Sunstone, you jerk, you made me cry. Your description of Christmas is so sweet and beautiful. I felt like I was there opening presents with you. I wish every family could experience a Christmas like that.
I have to say though, I’m glad that my mom doesn’t give us stockings anymore. She always put a very large Granny Smith apple in the toe. I couldn’t figure out how to tell her that I hate Granny Smith apples without hurting her feelings. I always felt bad throwing them away too.

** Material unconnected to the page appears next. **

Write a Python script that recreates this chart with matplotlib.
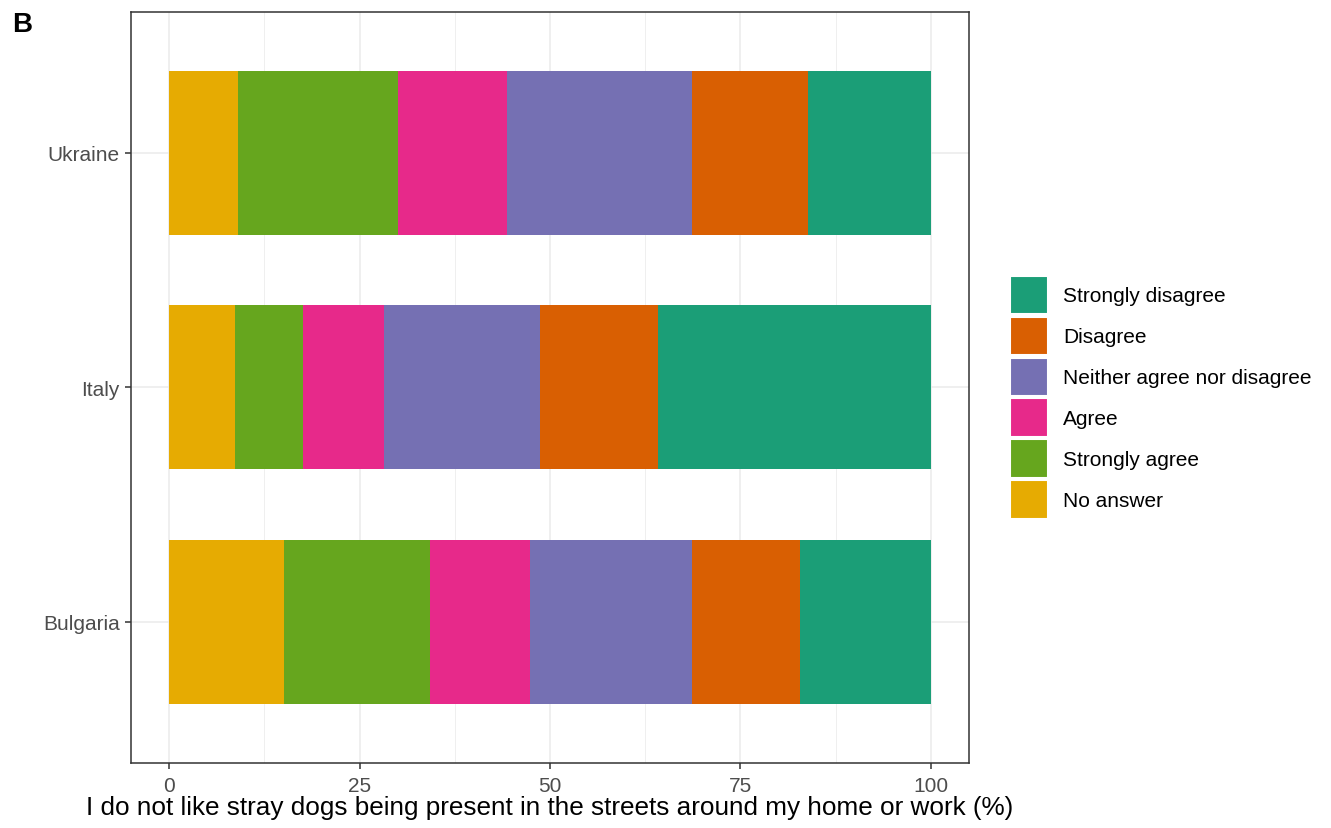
import matplotlib.pyplot as plt
from matplotlib.patches import Patch
import numpy as np

plt.rcParams['font.family'] = ['Liberation Sans', 'DejaVu Sans']

countries = ['Bulgaria', 'Italy', 'Ukraine']
answers = ['No answer', 'Strongly agree', 'Agree',
           'Neither agree nor disagree', 'Disagree', 'Strongly disagree']
colors = ['#E6AB02', '#66A61E', '#E7298A', '#7570B3', '#D95F02', '#1B9E77']

# percentages per country, same order as answers
no_answer = [15.1, 8.7, 9.0]
strongly_agree = [19.1, 8.9, 21.0]
agree = [13.2, 10.6, 14.4]
neither = [21.3, 20.5, 24.2]
disagree = [14.1, 15.5, 15.3]
strongly_disagree = [17.2, 35.8, 16.1]

series = [no_answer, strongly_agree, agree, neither, disagree, strongly_disagree]

fig = plt.figure(figsize=(13.31, 8.29), dpi=100)
ax = fig.add_axes([0.0984, 0.079, 0.6296, 0.905])

y = np.arange(1, len(countries) + 1)
left = np.zeros(len(countries))
for vals, col in zip(series, colors):
    ax.barh(y, vals, left=left, height=0.7, color=col, edgecolor='none', zorder=3)
    left += np.array(vals)

ax.set_xlim(-5, 105)
ax.set_ylim(0.4, 3.6)
ax.set_xticks([0, 25, 50, 75, 100])
ax.set_xticks([12.5, 37.5, 62.5, 87.5], minor=True)
ax.set_yticks(y)
ax.set_yticklabels(countries)

ax.grid(which='major', color='#EBEBEB', linewidth=1.1, zorder=0)
ax.grid(which='minor', axis='x', color='#EBEBEB', linewidth=0.55, zorder=0)
ax.tick_params(which='minor', length=0)
ax.tick_params(which='major', length=4, width=1.1, color='#333333',
               labelsize=15, labelcolor='#4D4D4D')
ax.tick_params(axis='x', pad=5.5)
ax.tick_params(axis='y', pad=4)
for s in ax.spines.values():
    s.set_color('#333333')
    s.set_linewidth(1.1)

ax.set_xlabel('I do not like stray dogs being present in the streets around my home or work (%)',
              fontsize=18.8, color='black', labelpad=0)

handles = [Patch(facecolor=c, edgecolor='white', linewidth=1.5) for c in colors[::-1]]
leg = ax.legend(handles, answers[::-1], loc='center left', bbox_to_anchor=(1.049, 0.487),
                frameon=False, fontsize=15, handlelength=1.83, handleheight=2.45,
                handletextpad=0.72, labelspacing=0.13, borderaxespad=0, borderpad=0)

fig.text(0.009, 0.97, 'B', fontsize=20, fontweight='bold', va='center', ha='left')

fig.savefig('out.png', dpi=100)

When I was younger we were allowed to get up early and check out what Santa had left, and our stockings (which were left in the midst of the unwrapped stuff so we could play and it usually kept us quiet for an extra hour) then the parents would get up and we would go through the presents, handing them out somewhat evenly and saying thank you.

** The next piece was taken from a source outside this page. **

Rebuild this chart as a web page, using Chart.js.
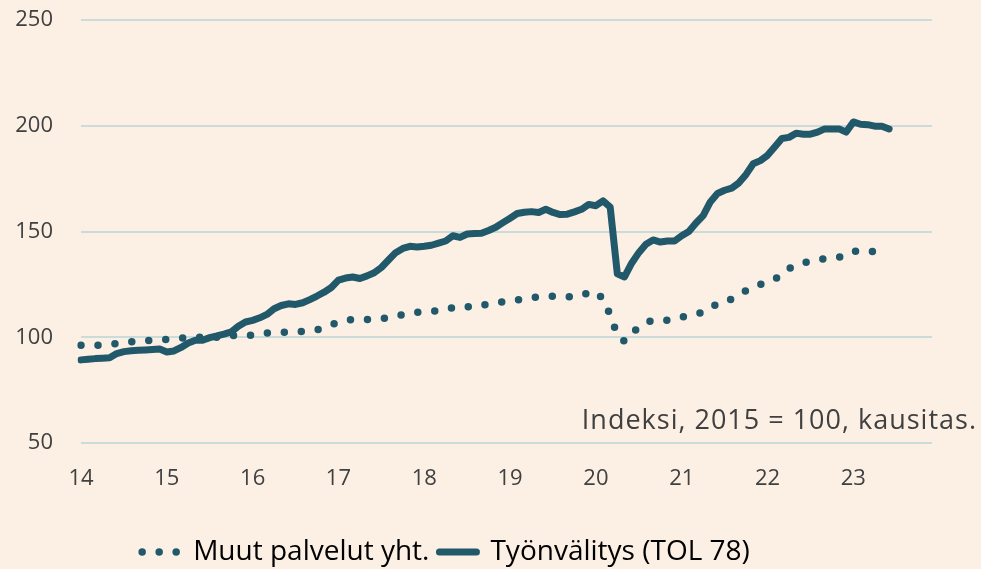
<!DOCTYPE html>
<html>
<head>
<meta charset="utf-8">
<script src="https://cdn.jsdelivr.net/npm/chart.js@4"></script>
<style>
  html, body { margin: 0; padding: 0; background: #fcf0e5; overflow: hidden; }
  #wrap { width: 981px; height: 569px; }
</style>
</head>
<body>
<div id="wrap"><canvas id="chart" width="981" height="569"></canvas></div>
<script>
// x-akselin vuodet (kuukausidata 2014/01 - 2023/06)
const years = ['14', '15', '16', '17', '18', '19', '20', '21', '22', '23'];

// Muut palvelut yht.
const muutPalvelut = [
  96.2, 96.2, 96.2, 96.3, 96.6, 97.0, 97.4, 97.9, 98.1, 98.4, 98.6, 98.8,
  99.0, 99.3, 99.6, 99.8, 100.0, 100.0, 100.0, 100.0, 100.3, 100.7, 101.0, 101.0,
  101.0, 101.5, 102.0, 102.4, 102.4, 102.4, 102.5, 102.7, 103.0, 103.6, 104.3, 105.8,
  107.3, 108.0, 108.4, 108.4, 108.4, 108.4, 108.8, 109.3, 109.9, 110.7, 111.5, 111.8,
  112.0, 112.3, 112.6, 113.2, 114.0, 114.7, 114.5, 114.2, 115.0, 115.8, 116.4, 116.7,
  117.0, 117.6, 118.2, 118.7, 119.1, 119.4, 119.4, 119.4, 119.2, 119.0, 119.8, 121.0,
  121.5, 118.0, 110.5, 101.0, 98.0, 101.5, 105.0, 107.0, 108.0, 108.0, 108.0, 108.5,
  109.5, 110.5, 111.2, 111.7, 113.5, 116.0, 117.2, 118.0, 120.0, 122.0, 123.8, 125.0,
  126.0, 127.5, 129.5, 132.5, 134.2, 135.2, 135.8, 136.5, 137.1, 137.5, 137.8, 138.8,
  140.5, 141.1, 140.8, 140.5
];

// Työnvälitys (TOL 78)
const tyonvalitys = [
  89.3, 89.6, 89.9, 90.1, 90.3, 92.3, 93.2, 93.6, 93.8, 94.0, 94.2, 94.4,
  93.0, 93.5, 95.2, 97.3, 98.6, 98.6, 99.8, 100.6, 101.5, 102.5, 105.2, 107.2,
  108.0, 109.2, 110.8, 113.5, 115.0, 115.8, 115.5, 116.3, 117.8, 119.5, 121.3, 123.5,
  127.0, 128.0, 128.5, 127.8, 129.0, 130.5, 133.0, 136.5, 140.0, 142.0, 143.0, 142.7,
  143.0, 143.5, 144.5, 145.5, 148.0, 147.2, 148.8, 149.0, 149.2, 150.5, 152.0, 154.2,
  156.3, 158.5, 159.1, 159.4, 159.0, 160.5, 159.0, 158.0, 158.2, 159.3, 160.5, 162.8,
  162.2, 164.5, 161.5, 130.0, 128.5, 135.0, 140.0, 144.0, 146.0, 145.0, 145.5, 145.5,
  148.0, 150.0, 154.0, 157.5, 164.0, 168.0, 169.5, 170.5, 173.0, 177.0, 182.0, 183.5,
  186.0, 190.0, 194.0, 194.5, 196.5, 196.0, 196.0, 197.0, 198.5, 198.5, 198.5, 197.0,
  201.8, 200.7, 200.5, 199.8, 199.8, 198.5
];

const yTicks = [50, 100, 150, 200, 250];
const note = 'Indeksi, 2015 = 100, kausitas.';

// kuukausikategoriat koko vuodelle 2023 asti
const labels = [];
years.forEach(y => {
  for (let m = 1; m <= 12; m++) labels.push(y + '/' + m);
});

const lineColor = '#21596b';
const gridColor = '#c9dcd9';
const textColor = '#404040';

const notePlugin = {
  id: 'note',
  afterLayout(chart) {
    // legenda hieman vasemmalle kuten alkuperäisessä
    chart.legend.left -= 20;
    chart.legend.right -= 20;
  },
  afterDraw(chart) {
    const ctx = chart.ctx;
    ctx.save();
    ctx.font = '27px "Open Sans"';
    ctx.letterSpacing = '1px';
    ctx.fillStyle = textColor;
    ctx.textAlign = 'right';
    ctx.textBaseline = 'middle';
    ctx.fillText(note, 977, 421);
    ctx.restore();
  }
};

new Chart(document.getElementById('chart'), {
  type: 'line',
  data: {
    labels: labels,
    datasets: [
      {
        label: 'Muut palvelut yht.',
        data: muutPalvelut,
        borderColor: lineColor,
        backgroundColor: lineColor,
        borderWidth: 7.5,
        borderDash: [0, 17],
        borderCapStyle: 'round',
        pointRadius: 0,
        tension: 0
      },
      {
        label: 'Työnvälitys (TOL 78)',
        data: tyonvalitys,
        borderColor: lineColor,
        backgroundColor: lineColor,
        borderWidth: 7,
        borderCapStyle: 'round',
        borderJoinStyle: 'round',
        pointRadius: 0,
        tension: 0
      }
    ]
  },
  options: {
    responsive: false,
    animation: false,
    layout: { padding: { top: 20, right: 49, left: 0, bottom: -7 } },
    plugins: {
      tooltip: { enabled: false },
      legend: {
        position: 'bottom',
        labels: {
          usePointStyle: true,
          pointStyleWidth: 37,
          boxHeight: 7,
          padding: 10,
          color: '#383838',
          font: { family: '"Open Sans"', size: 28 },
          generateLabels: chart => chart.data.datasets.map((ds, i) => ({
            text: ds.label,
            datasetIndex: i,
            fillStyle: ds.borderColor,
            strokeStyle: ds.borderColor,
            lineWidth: ds.borderWidth,
            lineDash: ds.borderDash || [],
            lineCap: 'round',
            pointStyle: 'line',
            hidden: false
          }))
        }
      }
    },
    scales: {
      x: {
        type: 'category',
        offset: false,
        grid: { display: false },
        border: { display: false },
        afterFit: s => { s.height = 85; },
        ticks: {
          autoSkip: false,
          maxRotation: 0,
          padding: 15,
          color: textColor,
          font: { family: '"Open Sans"', size: 22 },
          callback: function(value, index) {
            return index % 12 === 0 ? years[index / 12] : null;
          }
        }
      },
      y: {
        min: 50,
        max: 250,
        afterBuildTicks: s => { s.ticks = yTicks.map(v => ({ value: v })); },
        afterFit: s => { s.width = 81; },
        grid: {
          color: gridColor,
          lineWidth: 2,
          drawTicks: true,
          tickLength: 28,
          tickColor: 'rgba(0,0,0,0)'
        },
        border: { display: false },
        ticks: {
          padding: 0,
          color: textColor,
          font: { family: '"Open Sans"', size: 22 }
        }
      }
    }
  },
  plugins: [notePlugin]
});
</script>
</body>
</html>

Now it’s usually we get up, check out our stockings, go have breakfast then back to the living room with our mugs of coffee. (Present opening doesn’t usually start until 8 or so.) Each of us are given one present to open and we thank whoever gave it to us and see what the others got until ‘Santa’ (the person next to the tree) hands out the next round of gifts. It’s a little quicker than waiting for each person to open a present before handing out the next one, so it doesn’t take hours, but it’s not so fast that we can’t sit and savour being with everyone.
The few times I stayed with my Grandparents for Christmas I didn’t like it much because we weren’t allowed to wake anyone up until 7:30 and then had to have breakfast. So I was always impatient back then.
As a child, queensbury rules applied to opening gifts. As I aged, We switched to an informal version of the one at a time method. There’s never been a concious decision to do so. It’s just that nobody wants to look like a gift-hog. The stockings (filled with small delicacies like godiva) are usually gotten to last. Since my parents moved closer to the rest of the family we go over to their place around noon and have a second round of gifts with cousins, uncles and aunts.